Reputation: 339
I have a rdd with the values of
a,b
a,c
a,d
b,a
c,d
d,c
d,e
what I need is an rdd that contains the reciprocal pairs, but just one set. It would have to be:
a,b or b,a
c,d or d,c
I was thinking they could be added to a list and looped thru to find the the opposite pair, if one exists filter the first value out, and delete the reciprocal pair. I am thinking there must be a way of using scala functions like join or case, but I am having difficulty understanding them
Upvotes: 2
Views: 312
Reputation: 8996
If you don't mind the order of each pair to change(e.g., (a,b) to become (b,a)), you can give a simple and easy to parallelize solution.

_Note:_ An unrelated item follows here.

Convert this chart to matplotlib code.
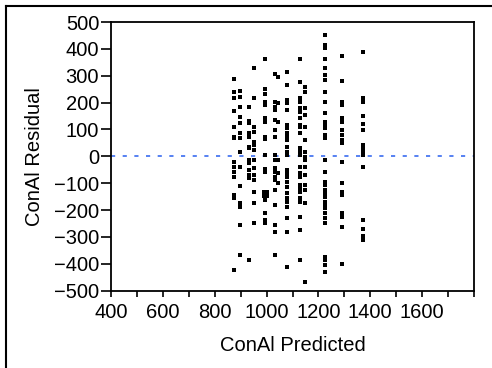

The examples below use numbers but the pairs can be anything; as long as the values are comparable.
In vanilla Scala:
List(
(2, 1),
(3, 2),
(1, 2),
(2, 4),
(4, 2)).map{ case(a,b) => if (a>b) (a,b) else (b,a) }.toSet
This will result in:
res1: Set[(Int, Int)] = Set((2, 1), (3, 2), (4, 2))
In Spark RDD the above can be expressed as:
sc.parallelize((2, 1)::(3, 2)::(2, 1)::(4, 2)::(4, 2)::Nil).map{ case(a,b) =>
if (a>b) (a,b) else (b,a) }.distinct()
Upvotes: 3